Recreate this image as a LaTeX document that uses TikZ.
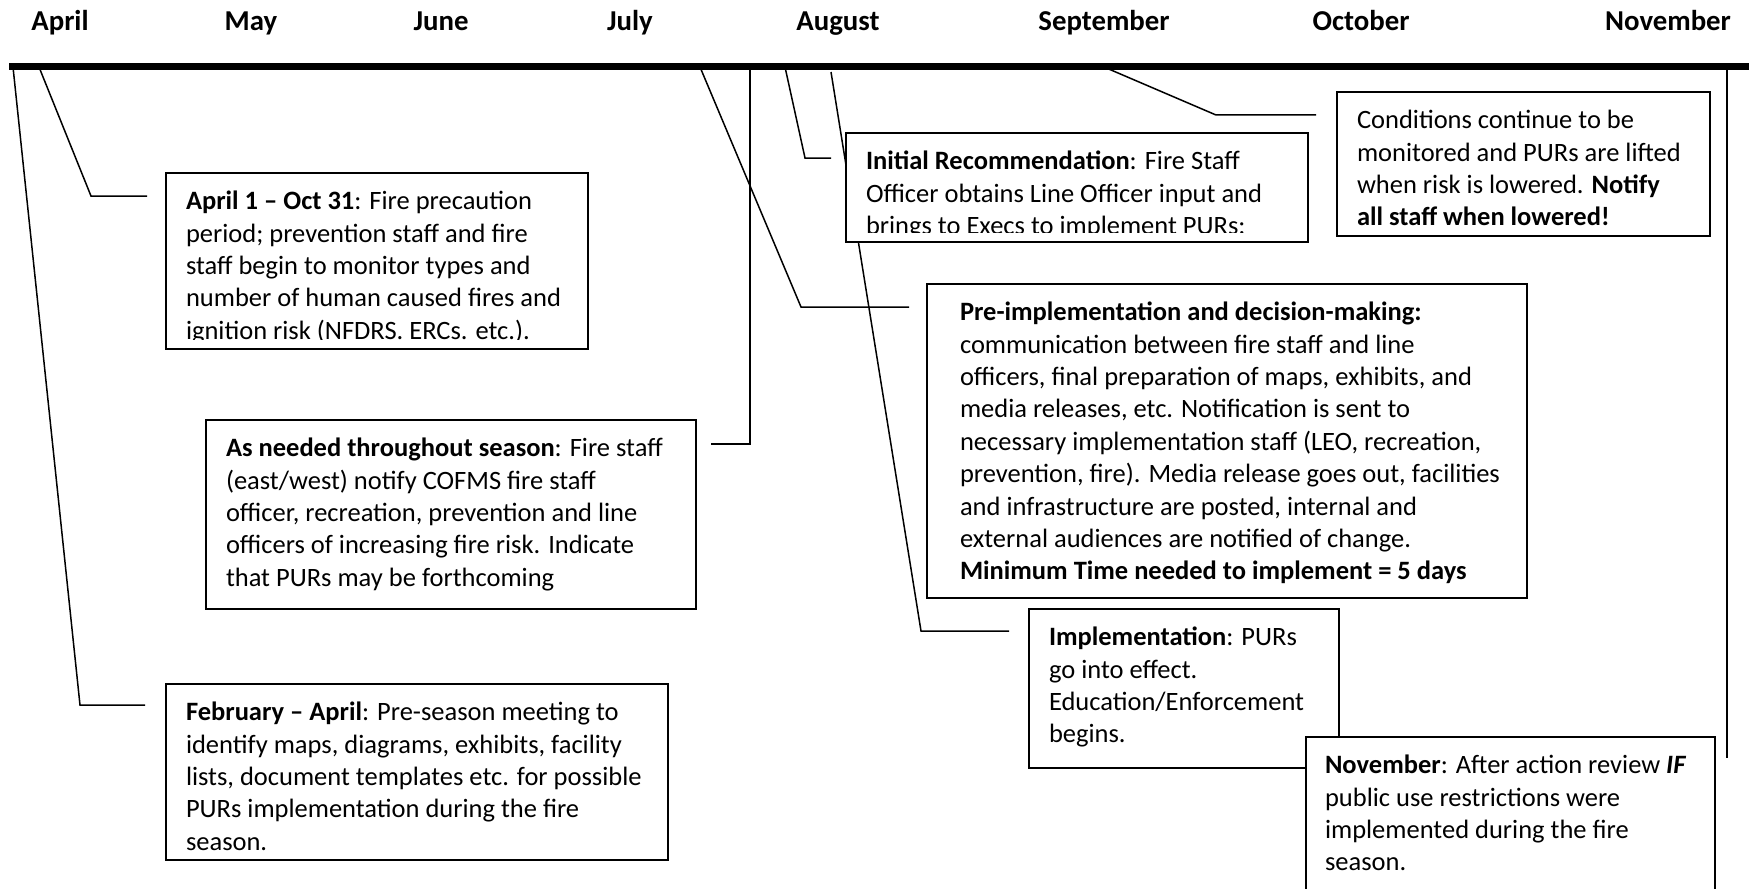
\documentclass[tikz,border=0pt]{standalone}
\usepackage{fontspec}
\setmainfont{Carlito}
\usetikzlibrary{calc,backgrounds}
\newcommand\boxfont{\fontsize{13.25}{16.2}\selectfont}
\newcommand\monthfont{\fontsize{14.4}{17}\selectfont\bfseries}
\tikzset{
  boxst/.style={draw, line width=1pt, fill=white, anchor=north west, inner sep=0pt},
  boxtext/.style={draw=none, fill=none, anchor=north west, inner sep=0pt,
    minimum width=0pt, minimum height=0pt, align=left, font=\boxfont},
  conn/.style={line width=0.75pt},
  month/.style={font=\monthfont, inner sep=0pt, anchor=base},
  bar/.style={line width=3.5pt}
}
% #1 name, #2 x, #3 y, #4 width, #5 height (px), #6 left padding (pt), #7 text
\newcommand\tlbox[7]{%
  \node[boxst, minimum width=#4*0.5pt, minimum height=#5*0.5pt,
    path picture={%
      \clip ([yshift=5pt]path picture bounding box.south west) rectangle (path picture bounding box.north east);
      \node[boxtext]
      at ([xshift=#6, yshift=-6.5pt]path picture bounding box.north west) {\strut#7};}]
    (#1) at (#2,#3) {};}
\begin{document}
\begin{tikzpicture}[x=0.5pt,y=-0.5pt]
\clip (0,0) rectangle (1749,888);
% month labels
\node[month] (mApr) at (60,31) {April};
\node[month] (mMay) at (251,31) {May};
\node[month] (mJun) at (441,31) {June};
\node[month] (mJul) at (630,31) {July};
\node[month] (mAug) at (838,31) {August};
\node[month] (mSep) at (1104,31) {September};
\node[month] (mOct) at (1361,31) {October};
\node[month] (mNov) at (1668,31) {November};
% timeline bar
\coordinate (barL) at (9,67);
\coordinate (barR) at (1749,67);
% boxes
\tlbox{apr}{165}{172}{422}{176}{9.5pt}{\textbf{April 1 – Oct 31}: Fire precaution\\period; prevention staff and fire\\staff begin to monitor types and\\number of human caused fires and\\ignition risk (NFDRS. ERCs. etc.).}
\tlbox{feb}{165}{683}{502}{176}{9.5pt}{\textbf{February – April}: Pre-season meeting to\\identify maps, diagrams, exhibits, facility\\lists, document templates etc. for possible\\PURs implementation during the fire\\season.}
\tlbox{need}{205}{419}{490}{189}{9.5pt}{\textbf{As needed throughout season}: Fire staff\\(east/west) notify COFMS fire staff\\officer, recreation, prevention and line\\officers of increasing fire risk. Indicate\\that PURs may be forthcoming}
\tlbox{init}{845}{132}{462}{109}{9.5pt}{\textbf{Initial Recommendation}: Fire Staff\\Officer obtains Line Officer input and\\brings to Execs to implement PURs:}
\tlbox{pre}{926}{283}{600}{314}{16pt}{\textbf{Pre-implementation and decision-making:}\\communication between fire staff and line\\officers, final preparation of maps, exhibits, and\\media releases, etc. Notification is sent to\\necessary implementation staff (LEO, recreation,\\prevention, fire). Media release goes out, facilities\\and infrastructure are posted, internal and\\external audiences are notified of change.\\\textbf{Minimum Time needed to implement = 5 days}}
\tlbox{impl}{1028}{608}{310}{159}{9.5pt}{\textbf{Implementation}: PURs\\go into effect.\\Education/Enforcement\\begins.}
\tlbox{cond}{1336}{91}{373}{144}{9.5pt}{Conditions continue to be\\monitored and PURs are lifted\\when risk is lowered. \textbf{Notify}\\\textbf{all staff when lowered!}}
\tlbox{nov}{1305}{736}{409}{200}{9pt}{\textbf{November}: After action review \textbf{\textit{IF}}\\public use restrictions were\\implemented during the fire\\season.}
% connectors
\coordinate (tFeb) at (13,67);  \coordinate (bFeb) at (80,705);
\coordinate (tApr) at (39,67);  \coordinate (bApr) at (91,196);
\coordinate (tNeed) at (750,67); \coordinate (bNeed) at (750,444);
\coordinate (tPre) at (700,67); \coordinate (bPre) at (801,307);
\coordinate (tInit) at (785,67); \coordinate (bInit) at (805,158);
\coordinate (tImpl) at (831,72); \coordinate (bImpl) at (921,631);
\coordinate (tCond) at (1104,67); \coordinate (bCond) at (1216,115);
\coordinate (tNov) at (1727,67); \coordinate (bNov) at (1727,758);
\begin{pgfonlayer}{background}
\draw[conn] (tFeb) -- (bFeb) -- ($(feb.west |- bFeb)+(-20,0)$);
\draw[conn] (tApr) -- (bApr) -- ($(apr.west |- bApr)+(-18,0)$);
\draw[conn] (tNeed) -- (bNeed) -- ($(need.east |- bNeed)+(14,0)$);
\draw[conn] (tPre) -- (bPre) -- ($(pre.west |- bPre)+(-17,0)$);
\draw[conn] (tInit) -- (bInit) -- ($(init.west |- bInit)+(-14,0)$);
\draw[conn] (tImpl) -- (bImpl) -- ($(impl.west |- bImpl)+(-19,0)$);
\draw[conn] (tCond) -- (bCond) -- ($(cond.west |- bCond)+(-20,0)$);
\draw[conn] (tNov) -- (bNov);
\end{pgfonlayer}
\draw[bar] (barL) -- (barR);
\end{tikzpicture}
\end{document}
========
__Work required__
Copy each line above precisely, dropping the pictures.

__Solution for this problem__
Recreate this image as a LaTeX document that uses TikZ.
\documentclass[tikz,border=0pt]{standalone}
\usepackage{fontspec}
\setmainfont{Carlito}
\usetikzlibrary{calc,backgrounds}
\newcommand\boxfont{\fontsize{13.25}{16.2}\selectfont}
\newcommand\monthfont{\fontsize{14.4}{17}\selectfont\bfseries}
\tikzset{
  boxst/.style={draw, line width=1pt, fill=white, anchor=north west, inner sep=0pt},
  boxtext/.style={draw=none, fill=none, anchor=north west, inner sep=0pt,
    minimum width=0pt, minimum height=0pt, align=left, font=\boxfont},
  conn/.style={line width=0.75pt},
  month/.style={font=\monthfont, inner sep=0pt, anchor=base},
  bar/.style={line width=3.5pt}
}
% #1 name, #2 x, #3 y, #4 width, #5 height (px), #6 left padding (pt), #7 text
\newcommand\tlbox[7]{%
  \node[boxst, minimum width=#4*0.5pt, minimum height=#5*0.5pt,
    path picture={%
      \clip ([yshift=5pt]path picture bounding box.south west) rectangle (path picture bounding box.north east);
      \node[boxtext]
      at ([xshift=#6, yshift=-6.5pt]path picture bounding box.north west) {\strut#7};}]
    (#1) at (#2,#3) {};}
\begin{document}
\begin{tikzpicture}[x=0.5pt,y=-0.5pt]
\clip (0,0) rectangle (1749,888);
% month labels
\node[month] (mApr) at (60,31) {April};
\node[month] (mMay) at (251,31) {May};
\node[month] (mJun) at (441,31) {June};
\node[month] (mJul) at (630,31) {July};
\node[month] (mAug) at (838,31) {August};
\node[month] (mSep) at (1104,31) {September};
\node[month] (mOct) at (1361,31) {October};
\node[month] (mNov) at (1668,31) {November};
% timeline bar
\coordinate (barL) at (9,67);
\coordinate (barR) at (1749,67);
% boxes
\tlbox{apr}{165}{172}{422}{176}{9.5pt}{\textbf{April 1 – Oct 31}: Fire precaution\\period; prevention staff and fire\\staff begin to monitor types and\\number of human caused fires and\\ignition risk (NFDRS. ERCs. etc.).}
\tlbox{feb}{165}{683}{502}{176}{9.5pt}{\textbf{February – April}: Pre-season meeting to\\identify maps, diagrams, exhibits, facility\\lists, document templates etc. for possible\\PURs implementation during the fire\\season.}
\tlbox{need}{205}{419}{490}{189}{9.5pt}{\textbf{As needed throughout season}: Fire staff\\(east/west) notify COFMS fire staff\\officer, recreation, prevention and line\\officers of increasing fire risk. Indicate\\that PURs may be forthcoming}
\tlbox{init}{845}{132}{462}{109}{9.5pt}{\textbf{Initial Recommendation}: Fire Staff\\Officer obtains Line Officer input and\\brings to Execs to implement PURs:}
\tlbox{pre}{926}{283}{600}{314}{16pt}{\textbf{Pre-implementation and decision-making:}\\communication between fire staff and line\\officers, final preparation of maps, exhibits, and\\media releases, etc. Notification is sent to\\necessary implementation staff (LEO, recreation,\\prevention, fire). Media release goes out, facilities\\and infrastructure are posted, internal and\\external audiences are notified of change.\\\textbf{Minimum Time needed to implement = 5 days}}
\tlbox{impl}{1028}{608}{310}{159}{9.5pt}{\textbf{Implementation}: PURs\\go into effect.\\Education/Enforcement\\begins.}
\tlbox{cond}{1336}{91}{373}{144}{9.5pt}{Conditions continue to be\\monitored and PURs are lifted\\when risk is lowered. \textbf{Notify}\\\textbf{all staff when lowered!}}
\tlbox{nov}{1305}{736}{409}{200}{9pt}{\textbf{November}: After action review \textbf{\textit{IF}}\\public use restrictions were\\implemented during the fire\\season.}
% connectors
\coordinate (tFeb) at (13,67);  \coordinate (bFeb) at (80,705);
\coordinate (tApr) at (39,67);  \coordinate (bApr) at (91,196);
\coordinate (tNeed) at (750,67); \coordinate (bNeed) at (750,444);
\coordinate (tPre) at (700,67); \coordinate (bPre) at (801,307);
\coordinate (tInit) at (785,67); \coordinate (bInit) at (805,158);
\coordinate (tImpl) at (831,72); \coordinate (bImpl) at (921,631);
\coordinate (tCond) at (1104,67); \coordinate (bCond) at (1216,115);
\coordinate (tNov) at (1727,67); \coordinate (bNov) at (1727,758);
\begin{pgfonlayer}{background}
\draw[conn] (tFeb) -- (bFeb) -- ($(feb.west |- bFeb)+(-20,0)$);
\draw[conn] (tApr) -- (bApr) -- ($(apr.west |- bApr)+(-18,0)$);
\draw[conn] (tNeed) -- (bNeed) -- ($(need.east |- bNeed)+(14,0)$);
\draw[conn] (tPre) -- (bPre) -- ($(pre.west |- bPre)+(-17,0)$);
\draw[conn] (tInit) -- (bInit) -- ($(init.west |- bInit)+(-14,0)$);
\draw[conn] (tImpl) -- (bImpl) -- ($(impl.west |- bImpl)+(-19,0)$);
\draw[conn] (tCond) -- (bCond) -- ($(cond.west |- bCond)+(-20,0)$);
\draw[conn] (tNov) -- (bNov);
\end{pgfonlayer}
\draw[bar] (barL) -- (barR);
\end{tikzpicture}
\end{document}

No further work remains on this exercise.